Michael Scanlon: A former press secretary for Rep. Tom DeLay, R-Texas, he made millions when Abramoff counseled clients to hire his public relations business. Unknown to the clients, the firm did little work but funneled kickbacks to Abramoff, according to prosecutors. Scanlon pleaded guilty to fraud and bribery in November.

David Safavian: The former procurement chief at President Bush’s Office of Management and Budget was charged last fall with lying and obstructing justice in the Abramoff case. Safavian, a former lobbying partner of Abramoff, accompanied the lobbyist in 2002 on a golfing trip to Scotland, and he discussed Abramoff’s interest in acquiring federal property, according to the charges.

Adam Kidan: Abramoff’s Florida business partner pleaded guilty last month to fraud in connection with a deal to buy SunCruz, a company that runs casino ships.

Rep. Bob Ney: An Ohio Republican, Ney is chairman of the House Administration Committee and sometimes is referred to as “the mayor of Capitol Hill.” Federal documents allege that “Representative #1″ helped Abramoff clients in return for trips, meals and entertainment. Ney’s attorney said he’s the lawmaker involved. Ney denies wrongdoing.

The plea agreement outlined a scheme by which Abramoff and his secret partner, public relations operative Michael Scanlon, billed Indian tribes for exorbitant fees, then split the profits. Abramoff hid some of the money from the IRS by directing it to a non-profit group he established, the Capital Athletic Foundation.
Abramoff’s share of the kickbacks from fees paid by four Indian tribes in Louisiana, Texas, Michigan and Mississippi came to more than $20 million, prosecutors said.

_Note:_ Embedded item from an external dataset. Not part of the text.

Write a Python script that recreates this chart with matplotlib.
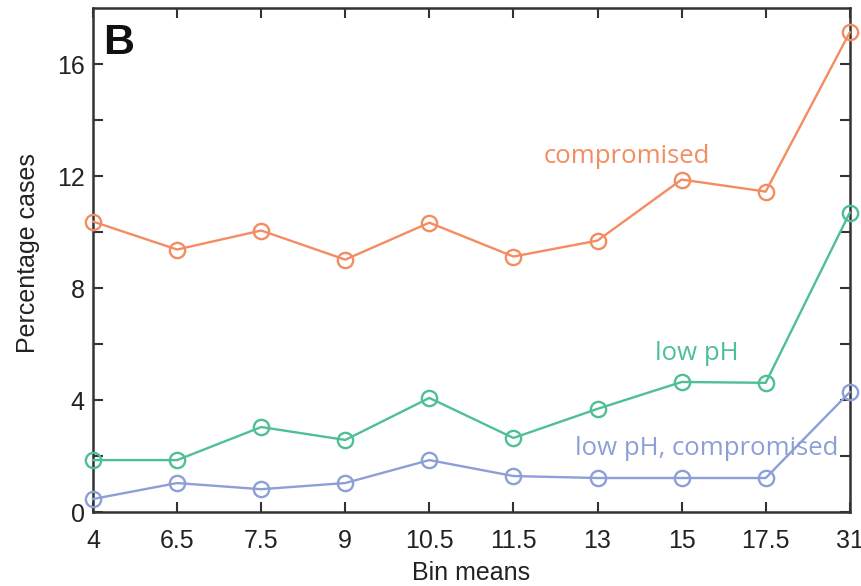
import numpy as np
import matplotlib.pyplot as plt

bin_labels = ['4', '6.5', '7.5', '9', '10.5', '11.5', '13', '15', '17.5', '31']
compromised = [10.38, 9.38, 10.06, 9.02, 10.34, 9.13, 9.70, 11.88, 11.45, 17.14]
low_ph = [1.86, 1.86, 3.04, 2.58, 4.08, 2.65, 3.69, 4.65, 4.62, 10.7]
low_ph_comp = [0.47, 1.04, 0.82, 1.04, 1.86, 1.29, 1.22, 1.22, 1.22, 4.29]

c_orange = '#f48c62'
c_green = '#4fbf94'
c_blue = '#8c9fd6'

plt.rcParams['font.family'] = ['Liberation Sans', 'DejaVu Sans']

fig = plt.figure(figsize=(8.61, 5.86), dpi=100)
ax = fig.add_axes([0.108, 0.126, 0.879, 0.860])

x = np.arange(len(bin_labels))
for vals, col in [(compromised, c_orange), (low_ph, c_green), (low_ph_comp, c_blue)]:
    ax.plot(x, vals, '-o', color=col, lw=1.7, markersize=11, markerfacecolor='none',
            markeredgewidth=1.7, clip_on=False, zorder=3)

ax.set_xlim(0, len(bin_labels) - 1)
ax.set_ylim(0, 18)
ax.set_xticks(x)
ax.set_xticklabels(bin_labels)
ax.set_yticks(np.arange(0, 17, 2))
ax.set_yticklabels([str(v) if v % 4 == 0 else '' for v in range(0, 17, 2)])
ax.tick_params(direction='in', length=7, width=1.5, labelsize=18, color='#333333',
               labelcolor='#222222', top=True, right=True)
ax.tick_params(axis='x', pad=12)
ax.tick_params(axis='y', pad=6)
for s in ax.spines.values():
    s.set_linewidth(1.8)
    s.set_color('#333333')

ax.set_xlabel('Bin means', fontsize=18, color='#222222', va='center')
ax.set_ylabel('Percentage cases', fontsize=18, color='#222222', va='center')
ax.xaxis.set_label_coords(0.499, -0.121)
ax.yaxis.set_label_coords(-0.086, 0.514)

tfont = ['Open Sans', 'DejaVu Sans']
ax.text(6.35, 12.7, 'compromised', color=c_orange, fontsize=18.5, family=tfont, ha='center', va='center')
ax.text(7.18, 5.65, 'low pH', color=c_green, fontsize=18.5, family=tfont, ha='center', va='center')
ax.text(7.3, 2.29, 'low pH, compromised', color=c_blue, fontsize=18.5, family=tfont, ha='center', va='center')
ax.text(0.12, 16.36, 'B', fontsize=31, fontweight='bold', ha='left', va='baseline', color='#111111')

fig.savefig('out.png', dpi=100)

Abramoff and Scanlon also provided “a stream of things of value” to public officials to get their help. The stream included “foreign and domestic travel, golf fees, frequent meals, entertainment, election support … employment for relatives of officials and campaign contributions,” court documents say. Among the recipients were a House member identified by the lawmaker’s attorney as Rep. Bob Ney, R-Ohio, and members of Ney’s staff. They got trips to the Northern Marianas Islands in 2000, to the Super Bowl in Tampa in 2001, and to Scotland’s storied St. Andrews golf course in 2002, according to the documents. Ney also held fundraising events at Abramoff’s now-defunct Washington restaurant, Signatures. In return, Ney and his aides put statements in the Congressional Record supportive of Abramoff’s interests and helped an Abramoff client get a wireless telephone contract with the House of Representatives, the government charged. In a statement, Ney denied that he was influenced by Abramoff.

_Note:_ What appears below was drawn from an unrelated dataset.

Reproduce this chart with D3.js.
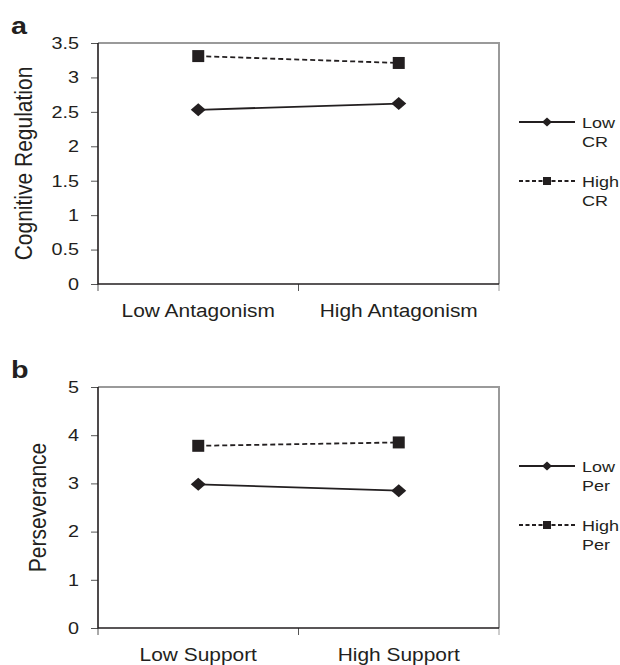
<!DOCTYPE html>
<html>
<head>
<meta charset="utf-8">
<title>Interaction plots</title>
<script src="https://d3js.org/d3.v7.min.js"></script>
<style>
    html, body { margin: 0; padding: 0; background: #fff; }
    svg { display: block; font-family: "Liberation Sans", Arial, sans-serif; }
    text { fill: #231f20; }
</style>
</head>
<body>
<svg id="chart" width="620" height="665"></svg>
<script>
// panel a
const catsA = ['Low Antagonism', 'High Antagonism'];
const lowCR = [2.53, 2.62];
const highCR = [3.31, 3.21];
const ticksA = [0, 0.5, 1, 1.5, 2, 2.5, 3, 3.5];

// panel b
const catsB = ['Low Support', 'High Support'];
const lowPer = [2.98, 2.85];
const highPer = [3.78, 3.85];
const ticksB = [0, 1, 2, 3, 4, 5];

const ink = '#231f20';
const sx = 1.2; // the figure is stretched a bit horizontally

const svg = d3.select('#chart');

function drawPanel(opts) {
    const { letter, top, bottom, left, right, cats, ticks, yMax, yTitle, titleX, series } = opts;
    const g = svg.append('g');

    const x = d3.scaleBand().domain(cats).range([left, right]);
    const y = d3.scaleLinear().domain([0, yMax]).range([bottom, top]);

    // gray top/right frame
    g.append('path')
        .attr('d', `M${left},${top}H${right}V${bottom}`)
        .attr('fill', 'none')
        .attr('stroke', '#9a9a9a')
        .attr('stroke-width', 2);

    // y axis
    const yAxis = g.append('g')
        .attr('transform', `translate(${left},0)`)
        .call(d3.axisLeft(y).tickValues(ticks).tickSize(7).tickPadding(8.8).tickFormat(d => String(d)));
    yAxis.select('.domain').remove();
    yAxis.selectAll('.tick line').attr('stroke', '#555');
    yAxis.selectAll('.tick text')
        .attr('font-size', 16.5)
        .attr('fill', ink)
        .attr('transform', `scale(${sx},1)`);

    // x axis labels
    const xAxis = g.append('g')
        .attr('transform', `translate(0,${bottom})`)
        .call(d3.axisBottom(x).tickSize(0).tickPadding(19.5));
    xAxis.select('.domain').remove();
    xAxis.selectAll('.tick text')
        .attr('font-size', 19)
        .attr('fill', ink)
        .attr('transform', 'scale(1.1,1)');

    // x ticks on band edges
    const edges = cats.map(c => x(c)).concat([x(cats[cats.length - 1]) + x.bandwidth()]);
    g.selectAll('line.xtick')
        .data(edges)
        .join('line')
        .attr('class', 'xtick')
        .attr('x1', d => d).attr('x2', d => d)
        .attr('y1', bottom).attr('y2', bottom + 7)
        .attr('stroke', (d, i) => i === edges.length - 1 ? '#9a9a9a' : '#555');

    // black axis lines
    g.append('path')
        .attr('d', `M${left},${top}V${bottom}H${right}`)
        .attr('fill', 'none')
        .attr('stroke', ink)
        .attr('stroke-width', 1.6);

    // axis title
    g.append('text')
        .attr('transform', `translate(${titleX},${(top + bottom) / 2}) scale(1.12,1) rotate(-90)`)
        .attr('text-anchor', 'middle')
        .attr('dy', '0.35em')
        .attr('font-size', 21)
        .text(yTitle);

    // panel letter
    g.append('text')
        .attr('transform', `translate(11,${top - 9}) scale(1.25,1)`)
        .attr('font-size', 23)
        .attr('font-weight', 'bold')
        .text(letter);

    const line = d3.line()
        .x((d, i) => x(cats[i]) + x.bandwidth() / 2)
        .y(d => y(d));

    series.forEach(s => {
        g.append('path')
            .datum(s.values)
            .attr('d', line)
            .attr('fill', 'none')
            .attr('stroke', ink)
            .attr('stroke-width', 1.8)
            .attr('stroke-dasharray', s.dashed ? '5,3' : null);

        g.selectAll(null)
            .data(s.values)
            .join('path')
            .attr('transform', (d, i) => `translate(${x(cats[i]) + x.bandwidth() / 2},${y(d)})`)
            .attr('d', s.dashed ? 'M-6,-6H6V6H-6Z' : 'M0,-6.5L7.5,0L0,6.5L-7.5,0Z')
            .attr('fill', ink);
    });

    // legend
    const lx0 = right + 20, lx1 = right + 76, lm = right + 48;
    series.forEach(s => {
        const lg = g.append('g').attr('transform', `translate(0,${s.legendY})`);
        lg.append('line')
            .attr('x1', lx0).attr('x2', lx1)
            .attr('stroke', ink)
            .attr('stroke-width', 1.8)
            .attr('stroke-dasharray', s.dashed ? '4,2.5' : null);
        lg.append('path')
            .attr('transform', `translate(${lm},0)`)
            .attr('d', s.dashed ? 'M-4,-4H4V4H-4Z' : 'M0,-4.5L5,0L0,4.5L-5,0Z')
            .attr('fill', ink);
        const t = lg.append('text')
            .attr('transform', `translate(${lx1 + 7},0) scale(1.2,1)`)
            .attr('font-size', 15);
        s.label.forEach((w, i) => {
            t.append('tspan').attr('x', 0).attr('y', i * 20 + 5.5).text(w);
        });
    });
}

drawPanel({
    letter: 'a', top: 43, bottom: 284, left: 98, right: 499,
    cats: catsA, ticks: ticksA, yMax: 3.5,
    yTitle: 'Cognitive Regulation', titleX: 24,
    series: [
        { values: lowCR, dashed: false, label: ['Low', 'CR'], legendY: 122 },
        { values: highCR, dashed: true, label: ['High', 'CR'], legendY: 181 }
    ]
});

drawPanel({
    letter: 'b', top: 387, bottom: 628, left: 98, right: 499,
    cats: catsB, ticks: ticksB, yMax: 5,
    yTitle: 'Perseverance', titleX: 38,
    series: [
        { values: lowPer, dashed: false, label: ['Low', 'Per'], legendY: 466 },
        { values: highPer, dashed: true, label: ['High', 'Per'], legendY: 525 }
    ]
});
</script>
</body>
</html>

Abramoff also funneled $50,000 to the wife of an unnamed congressional aide in 2000 and 2001, in return for the aide’s help in blocking legislation for a client. Abramoff’s guilty plea follows weeks of other scandal news involving government officials.

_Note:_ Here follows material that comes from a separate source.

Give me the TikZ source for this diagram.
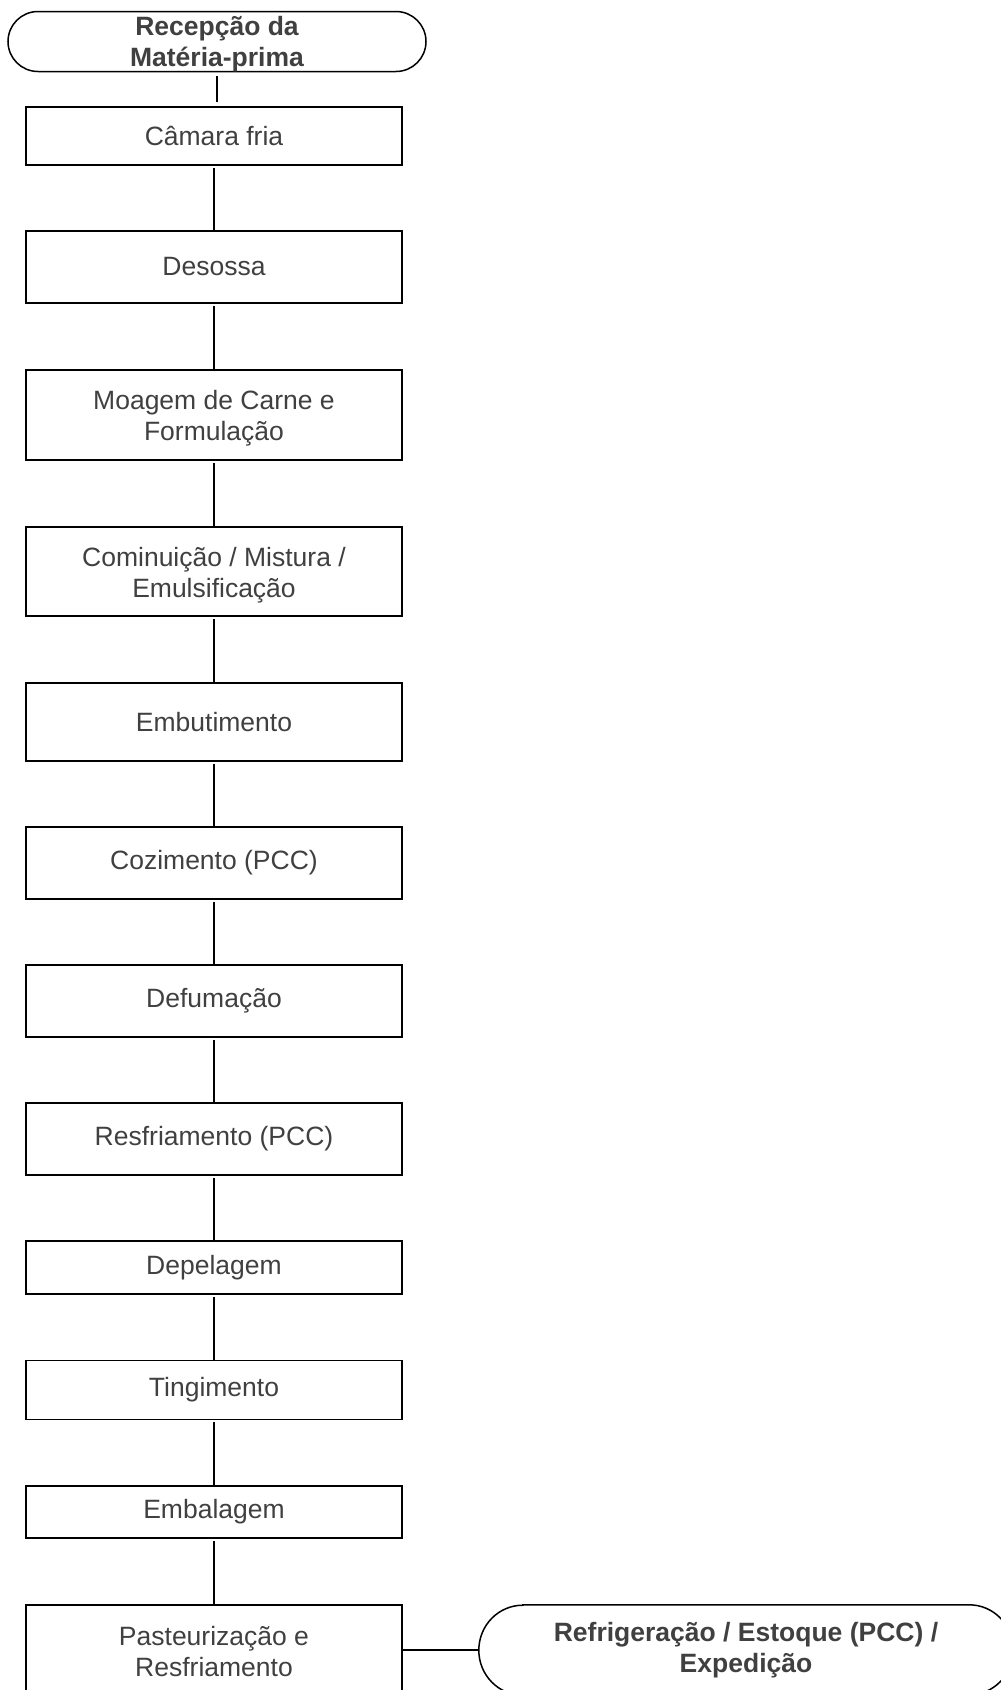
\documentclass[tikz,border=0pt]{standalone}
\usepackage{fontspec}
\setmainfont{Liberation Sans}
\usetikzlibrary{shapes.misc}
\definecolor{txtgray}{HTML}{404040}
\newcommand{\lowerfix}{\rule{0pt}{26pt}}
\newcommand{\lowerfixT}{\rule{0pt}{23.5pt}}
\begin{document}
\begin{tikzpicture}[x=1pt,y=-1pt]
\tikzset{
  stepbox/.style={draw=black, line width=1.5pt, rectangle, minimum width=376pt, inner sep=0pt,
    align=center, text=txtgray, font=\fontsize{26.5}{31}\selectfont},
  termbox/.style={draw=black, line width=1.5pt, rounded rectangle, inner sep=0pt,
    align=center, text=txtgray, font=\fontsize{26.5}{31}\selectfont\bfseries},
  termtext/.style={draw=none, rectangle, inner sep=0pt, align=center, text=txtgray,
    font=\fontsize{26.5}{31}\selectfont\bfseries},
  conn/.style={draw=black, line width=1.5pt},
}
\useasboundingbox (0,0) rectangle (1001,1690);
\fill[white] (0,0) rectangle (1001,1690);

\node[termbox, minimum width=418pt, minimum height=59pt] (t1) at (217,41.5) {\lowerfixT Recepção da\\Matéria-prima};

\node[stepbox, minimum height=58pt] (b1) at (214,136) {Câmara fria};
\node[stepbox, minimum height=72pt] (b2) at (214,267) {Desossa};
\node[stepbox, minimum height=90pt] (b3) at (214,415) {\lowerfix Moagem de Carne e\\Formulação};
\node[stepbox, minimum height=89pt] (b4) at (214,571.5) {\lowerfix Cominuição / Mistura /\\Emulsificação};
\node[stepbox, minimum height=78pt] (b5) at (214,722) {Embutimento};
\node[stepbox, minimum height=72pt] (b6) at (214,863) {Cozimento (PCC)};
\node[stepbox, minimum height=72pt] (b7) at (214,1001) {Defumação};
\node[stepbox, minimum height=72pt] (b8) at (214,1139) {Resfriamento (PCC)};
\node[stepbox, minimum height=53pt] (b9) at (214,1267.5) {Depelagem};
\node[stepbox, minimum height=59pt] (b10) at (214,1390) {Tingimento};
\node[stepbox, minimum height=52pt] (b11) at (214,1512) {Embalagem};
\node[stepbox, minimum height=94pt] (b12) at (214,1652) {Pasteurização e\\Resfriamento};

\node[termtext, minimum width=534pt, minimum height=90pt] (t2) at (746,1650) {Refrigeração / Estoque (PCC) /\\Expedição};
\draw[conn] ([xshift=44pt]t2.north west) -- ([xshift=-44pt]t2.north east)
  arc[start angle=90, end angle=-90, x radius=44pt, y radius=45pt]
  -- ([xshift=44pt]t2.south west)
  arc[start angle=270, end angle=90, x radius=44pt, y radius=45pt] -- cycle;

\draw[conn, shorten <=4pt, shorten >=4pt] (t1.south) -- (t1.south |- b1.north);
\foreach \a/\b in {b1/b2,b2/b3,b3/b4,b4/b5,b5/b6,b6/b7,b7/b8,b8/b9,b9/b10,b10/b11,b11/b12}{
  \draw[conn, shorten <=2pt] (\a.south) -- (\b.north);
}
\draw[conn] (t2.west -| b12.east) -- (t2.west);
\end{tikzpicture}
\end{document}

Republican Tom DeLay stepped down from his position as House majority leader last year after he was indicted on money-laundering charges in a separate case in his home state of Texas. DeLay has close ties to Abramoff, who employed some of the Texan’s former aides and paid for a separate golf trip to Scotland for DeLay. Randy “Duke” Cunningham resigned from the House in November after pleading guilty to taking at least $2.4 million in bribes from defense contractors.

A USA TODAY/CNN/Gallup Poll taken Dec. 16-18 found that 49% of American adults say they believe “most members of Congress are corrupt.” That’s 1 percentage point below the level of 1994, when voters turned control of Congress over to Republicans. The GOP appears to be tarred by scandal slightly more than the Democrats; 47% said “almost all” or “many” Republicans are corrupt, compared with 44% for Democrats.
Among registered voters, 55% said the issue of corruption will be the “most important” or a “very important” factor in their decision on whom to vote for next year. The poll has a margin of error of +/—3 to 5 percentage points, depending on the question.

White House spokesman Scott McClellan called Abramoff’s confessed conduct “outrageous.”
“He needs to be held to account, and he needs to be punished,” McClellan said. Abramoff was among President Bush’s Pioneers, who raised at least $100,000 for his re-election in 2004.